The key to marketing success? Think longer-term

The imbalance between short-term performance marketing and long-term brand building remains one of the most critical marketing blind spots for businesses.

Brand vs performance marketing. Find out:

  • The importance of long-term brand building
  • The 3 elements that are critical in building brand recognition and awareness
  • How building an emotional connection with consumers can boost profit and market share
  • About the optimum balance of brand vs. performance marketing

In the digital age performance marketing has eclipsed brand marketing, yet evidence suggests longer-term brand building is critical to success. Marketers continue to be heavily focused on performance metrics like:

  • Click-Through Rate
  • Return on Ad Spend
  • Conversion rates

These are invaluable in evaluating campaign results, but when these metrics become the ‘centre of attention’ they often lead to short-termism where immediate results are prioritised over lasting brand value.

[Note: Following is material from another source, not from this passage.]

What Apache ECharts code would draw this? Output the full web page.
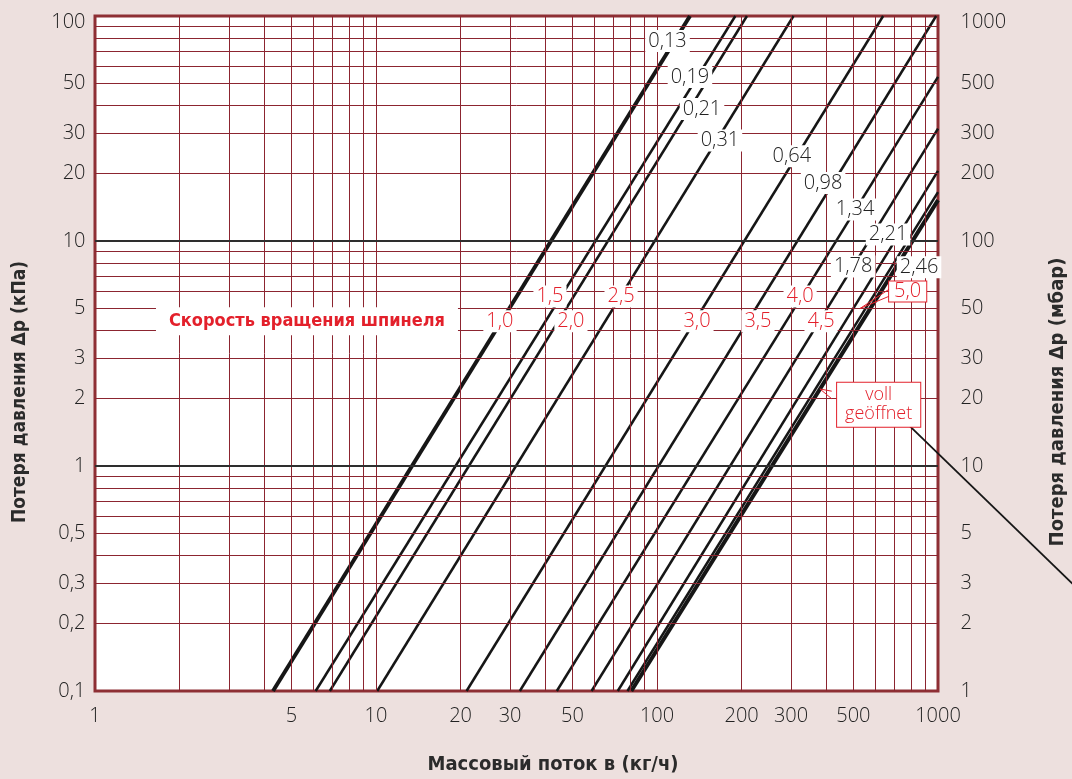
<!DOCTYPE html>
<html><head><meta charset="utf-8">
<script src="https://cdn.jsdelivr.net/npm/echarts@6/dist/echarts.min.js"></script>
<style>html,body{margin:0;padding:0;background:#ede0de;}#c{width:1072px;height:779px;}</style>
</head><body><div id="c"></div>
<script>
// ---- data ----
const xTicks = [1, 5, 10, 20, 30, 50, 100, 200, 300, 500, 1000];
const xTickLabels = ['1', '5', '10', '20', '30', '50', '100', '200', '300', '500', '1000'];
const yLeftTicks = [100, 50, 30, 20, 10, 5, 3, 2, 1, 0.5, 0.3, 0.2, 0.1];
const yLeftLabels = ['100', '50', '30', '20', '10', '5', '3', '2', '1', '0,5', '0,3', '0,2', '0,1'];
const yRightTicks = [1000, 500, 300, 200, 100, 50, 30, 20, 10, 5, 3, 2, 1];
const yRightLabels = ['1000', '500', '300', '200', '100', '50', '30', '20', '10', '5', '3', '2', '1'];

const gridX = [2,3,4,5,6,7,8,9,10,20,30,40,50,60,70,80,90,100,200,300,400,500,600,700,800,900];
const gridY = [0.2,0.3,0.4,0.5,0.6,0.7,0.8,0.9,2,3,4,5,6,7,8,9,20,30,40,50,60,70,80,90];
const gridYDark = [1, 10];

// Kv lines: start and end points (flow kg/h, Δp kPa)
const kvNames = ['0,13', '0,19', '0,21', '0,31', '0,64', '0,98', '1,34', '1,78', '2,21', '2,46', 'voll geöffnet'];
const lineStart = [[4.3,0.1],[6.1,0.1],[6.85,0.1],[10.1,0.1],[21,0.1],[32.5,0.1],[44,0.1],[58.5,0.1],[72.5,0.1],[78.5,0.1],[81,0.1]];
const lineEnd = [[131,100],[190,100],[209,100],[306,100],[638,100],[985,100],[1000,53.6],[1000,31.6],[1000,20.5],[1000,16.5],[1000,15.2]];

// label anchors (flow, Δp)
const kvLabelText = ['0,13', '0,19', '0,21', '0,31', '0,64', '0,98', '1,34', '2,21', '1,78', '2,46'];
const kvLabelPos = [[109,77.4],[131,53.5],[144.6,38.6],[167.5,28.0],[302,23.8],[390,18.1],[507,13.8],[664,10.7],[499,7.71],[856,7.64]];
const turnText = ['1,0', '1,5', '2,0', '2,5', '3,0', '3,5', '4,0', '4,5'];
const turnPos = [[27.6,4.40],[41.6,5.67],[49.4,4.40],[74.5,5.67],[138.8,4.40],[228.7,4.40],[323,5.67],[383.5,4.40]];
const fiveText = '5,0';
const fivePos = [780, 5.96];
const fiveTail = [[669.5,6.10],[527.5,5.01],[669.5,5.68]];
const vollText = 'voll\ngeöffnet';
const vollPos = [615, 1.87];
const vollTail = [[418.6,2.15],[380,2.20],[418.6,1.99]];
const vollLeader = [[782,1.53],[3475,0.252]];
const spindleText = 'Скорость вращения шпинеля';
const spindlePos = [5.68, 4.40];

const xTitle = 'Массовый поток в (кг/ч)';
const yLeftTitle = 'Потеря давления Δp (кПа)';
const yRightTitle = 'Потеря давления Δp (мбар)';

// ---- layout & styles ----
const W = 1072, H = 779;
const GL = 95, GR = 938, GT = 16, GB = 691;
const RED = '#e3202b';
const GRIDRED = '#8c2530';
const NUMFONT = "'Open Sans', 'DejaVu Sans', sans-serif";
const NUMWEIGHT = 300;
const TITLEFONT = "'Liberation Sans Narrow', 'DejaVu Sans Condensed', sans-serif";
const thick = [0, 10];

const series = [];
series.push({
  type: 'line', data: [[1, 0.1]], symbol: 'none', lineStyle: { width: 0 }, silent: true, z: 1,
  markLine: {
    silent: true, symbol: ['none', 'none'], label: { show: false }, animation: false,
    lineStyle: { color: GRIDRED, width: 1, type: 'solid', opacity: 1 },
    emphasis: { disabled: true },
    data: [
      ...gridX.map(v => ({ xAxis: v })),
      ...gridY.map(v => ({ yAxis: v })),
      ...gridYDark.map(v => ({ yAxis: v, lineStyle: { color: '#2e2e2e', width: 1.8, type: 'solid' } }))
    ]
  }
});
lineStart.forEach((p, i) => {
  series.push({
    type: 'line', name: kvNames[i], data: [p, lineEnd[i]], symbol: 'none', silent: true, z: 3,
    lineStyle: { color: '#161616', width: thick.includes(i) ? 4 : 2.5 }
  });
});
// pointers
series.push({ type: 'line', data: fiveTail, symbol: 'none', silent: true, z: 6, lineStyle: { color: RED, width: 1 } });
series.push({ type: 'line', data: vollTail, symbol: 'none', silent: true, z: 6, lineStyle: { color: RED, width: 1 } });
// leader of "voll geöffnet" runs out of the plot: drawn on a full-canvas grid with matching log scales
series.push({ type: 'line', xAxisIndex: 1, yAxisIndex: 2, data: vollLeader, symbol: 'none', silent: true, z: 6, clip: false, lineStyle: { color: '#161616', width: 1.8 } });

function labelSeries(points, texts, label, yAxisIndex, itemLabel) {
  return {
    type: 'scatter', yAxisIndex: yAxisIndex || 0, symbolSize: 1, clip: false, silent: true, z: 10,
    itemStyle: { color: 'rgba(255,255,255,0)', opacity: 1 },
    emphasis: { disabled: true },
    data: points.map((p, i) => ({ value: p, label: Object.assign({ formatter: texts[i] }, itemLabel ? itemLabel(i) : {}) })),
    label: Object.assign({ show: true, opacity: 1, textBorderWidth: 0 }, label)
  };
}
const kvLab = { position: 'inside', color: '#222222', fontSize: 20, fontWeight: NUMWEIGHT, fontFamily: NUMFONT, backgroundColor: '#ffffff', padding: [1, 3] };
series.push(labelSeries(kvLabelPos, kvLabelText, kvLab));
series.push(labelSeries(turnPos, turnText, Object.assign({}, kvLab, { color: RED })));
series.push(labelSeries([fivePos], [fiveText], Object.assign({}, kvLab, { color: RED, borderColor: RED, borderWidth: 1, padding: [0, 5] })));
series.push(labelSeries([vollPos], [vollText], { position: 'inside', color: RED, fontSize: 18, fontWeight: NUMWEIGHT, lineHeight: 19, fontFamily: NUMFONT, backgroundColor: '#ffffff', borderColor: RED, borderWidth: 1, padding: [3, 8], align: 'center' }));
series.push(labelSeries([spindlePos], [spindleText], { position: 'inside', color: RED, fontSize: 18, fontWeight: 'bold', fontFamily: TITLEFONT, backgroundColor: '#ffffff', padding: [5, 13] }));
// tick labels
const tickLab = { color: '#222222', fontSize: 20, fontWeight: NUMWEIGHT, fontFamily: NUMFONT };
const topShift = i => (i === 0 ? { offset: [0, 6] } : {});
series.push(labelSeries(xTicks.map(v => [v, 0.1]), xTickLabels, Object.assign({ position: 'bottom', distance: 15 }, tickLab)));
series.push(labelSeries(yLeftTicks.map(v => [1, v]), yLeftLabels, Object.assign({ position: 'left', distance: 9 }, tickLab), 0, topShift));
series.push(labelSeries(yRightTicks.map(v => [1000, v]), yRightLabels, Object.assign({ position: 'right', distance: 22 }, tickLab), 1, topShift));

const hiddenAxis = { axisLine: { show: false }, axisTick: { show: false }, axisLabel: { show: false }, splitLine: { show: false } };
// full-canvas scales equal to the plot's scales (decade = (GR-GL)/3 px in x, (GB-GT)/3 px in y)
const dx = (GR - GL) / 3, dy = (GB - GT) / 3;
const fullXMin = Math.pow(10, -GL / dx), fullXMax = Math.pow(10, (W - GL) / dx);
const fullYMax = Math.pow(10, 2 + GT / dy), fullYMin = Math.pow(10, 2 - (H - GT) / dy);

const chart = echarts.init(document.getElementById('c'), null, { renderer: 'canvas' });
chart.setOption({
  animation: false,
  backgroundColor: '#ede0de',
  grid: [
    { left: GL, right: W - GR, top: GT, bottom: H - GB, show: true, backgroundColor: '#ffffff', borderColor: '#8e2f34', borderWidth: 3, containLabel: false },
    { left: 0, right: 0, top: 0, bottom: 0, show: false, containLabel: false }
  ],
  xAxis: [
    Object.assign({ type: 'log', logBase: 10, min: 1, max: 1000, gridIndex: 0 }, hiddenAxis),
    Object.assign({ type: 'log', logBase: 10, min: fullXMin, max: fullXMax, gridIndex: 1 }, hiddenAxis)
  ],
  yAxis: [
    Object.assign({ type: 'log', logBase: 10, min: 0.1, max: 100, gridIndex: 0 }, hiddenAxis),
    Object.assign({ type: 'log', logBase: 10, min: 1, max: 1000, position: 'right', gridIndex: 0 }, hiddenAxis),
    Object.assign({ type: 'log', logBase: 10, min: fullYMin, max: fullYMax, gridIndex: 1 }, hiddenAxis)
  ],
  graphic: [
    { type: 'text', x: 553, y: 765, style: { text: xTitle, fill: '#2b2b2b', font: 'bold 20px ' + TITLEFONT, textAlign: 'center', textVerticalAlign: 'middle' } },
    { type: 'text', x: 20, y: 392, rotation: Math.PI / 2, style: { text: yLeftTitle, fill: '#2b2b2b', font: 'bold 19px ' + TITLEFONT, textAlign: 'center', textVerticalAlign: 'middle' } },
    { type: 'text', x: 1058, y: 402, rotation: Math.PI / 2, style: { text: yRightTitle, fill: '#2b2b2b', font: 'bold 20px ' + TITLEFONT, textAlign: 'center', textVerticalAlign: 'middle' } }
  ],
  series: series
});
</script></body></html>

Enduring marketing success requires thinking beyond the last click. The best marketing isn’t always the most measurable.

Being ‘easy to mind and easy to find’ (because the brand that gets remembered is the brand most likely to get bought) should be a critical element of any marketing strategy. Even so, many marketing strategies forget to include these critical elements of long-term brand building:

1. Consistent brand memory cues

These are the visual, verbal, and sonic elements that help your brand stick in the minds of consumers - even when they’re not making a buying decision. 

Examples:

Memory cues like logos, sounds, and taglines are critical to long-term brand success:

  • In his book ‘How Brands Grow: What Marketers Don't Know’, Byron Sharp emphasised the importance of Distinctive Brand Assets (logos, colours, jingles) in creating mental availability – the ease with which a brand comes to mind in buying situations.
     
  • Research by The LinkedIn B2B Institute showed that using consistent assets across platforms improves brand recognition by up to 80% and supports long-term recall in high-value purchases.

Strong Digital Brand Assets are proven to increase brand salience and are often neglected in performance-heavy strategies.

2. Emotional connection strategies

Beyond rational persuasion (e.g. features, pricing), people remember how a brand made them feel.

Brand storytelling that taps into deeper human values like belonging, hope, nostalgia and empowerment, helps develop a lasting emotional connection with consumers. The John Lewis Christmas TV ads are a good example of this.

Cause-aligned branding (sustainability, inclusion) that feels authentic also works well in building emotional connections with customers. Think of The Body Shop and what it stands for. A pioneer of brand activism, decades before ‘purpose’ became a marketing trend!

Emotionally connected customers are more loyal, less price-sensitive, and more likely to recommend a brand to their family and friends:

Emotional resonance is a proven driver of brand loyalty, pricing power, and advocacy, yet it’s often overlooked in short-term ROI campaigns.

3. Investment in mental availability and distinctiveness

Keeping your brand top of mind and easy to recognise, especially in crowded categories, is key to long-term success:

  • Increasing Share of Voice (SOV), and where budget permits, investing in non-clickable formats like TV, radio, audio, Out Of Home (OOH) advertising and print, will help keep your brand top of mind
     
  • Taking ownership of your own look and voice, and using it consistently across channels, will enhance brand awareness and recognition.
     
  • Make sure that your mix of marketing activity is balanced between short-term and longer-term ROI and include brand equity tracking as part of your marketing metrics.

Distinctiveness and 'mental availability' drive long-term growth more than narrow brand differentiation:

  • Byron Sharp argued most buyers don't differentiate deeply. They buy what's easy to notice and recall.
     
  • The IPA Databank reveals that campaigns maximising reach and distinctiveness outperform those focused on tight segmentation or product claims


So, what’s the optimum balance of brand vs. performance marketing?

Evidence shows that over-investment in short-term tactics weakens long-term brand strength. But what’s the ideal balance between brand and performance marketing?

According to Binet & Field’s report, the optimal budget split for maximum marketing effectiveness is approximately:

  • 60% brand building (long-term)
  • 40% sales activation (short-term)

Their analysis of 1,000+ campaigns showed brand-led efforts delivered greater profit growth over time.

The IPA 2022 EffWorks update suggests digital-heavy brands may function with closer to 50/50, but brand investment still compounds over time, while performance marketing plateaus.


Key takeaways - brand vs performance marketing

  • Marketing strategies that ignore brand building risk becoming overdependent on paid reach and short-term price promotions.
     
  • Strong Digital Brand Assets and emotional resonance are proven drivers of brand loyalty, pricing power, and advocacy and have a strong influence on growth in profit and market share.
     
  • Buyers don’t differentiate deeply. They buy what’s easy to notice and recall.
     
  • Evidence suggests an ideal balance between brand and performance marketing is 60/40, but for digital-heavy brands a 50/50 split may be a better fit.